The Purge Election Year and Elizabeth Mitchell

Over the opening credits of The Forever Purge, some voiceover news clips play that very anticlimactically and casually reveal what happened after Charlie Roan's election. A new rise in hatred and division led to the NFFA being swept back into power in the election afterward. Purge Night was instantly reinstated, and everything basically went back to the status quo, but worse. All the progress Roan made toward turning popular opinion against The Purge, all the people lost on the way to getting her elected, that all seems to have been for nothing.

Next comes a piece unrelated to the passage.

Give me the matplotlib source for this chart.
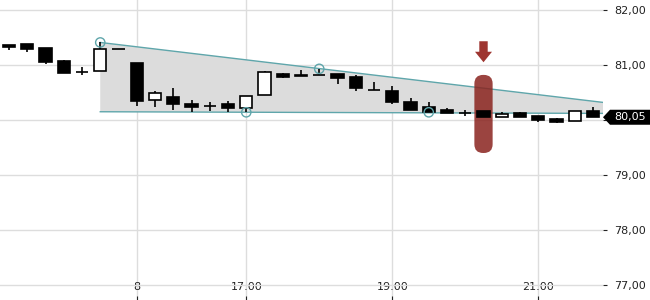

While not a full retcon of The Purge: Election Year's mostly triumphant ending, The Forever Purge's opening effectively undoes its effects and removes any interesting developments that could've happened in its aftermath (while also begging the question of what happened to Leo Barnes). Instead, fans are thrust back into the normal Purge world, at least until the "Ever After" cult decides to make Purge Night endless. While that's a worthwhile new wrinkle all its own, it doesn't change the overwhelming feeling that franchise creator James DeMonaco wrote himself into a corner with Election Year, and didn't know how to satisfactorily get from there to where The Forever Purge begins. So instead, he chose to all but hand wave the situation. Fans of Election Year deserved better, as did the character of Charlie Roan.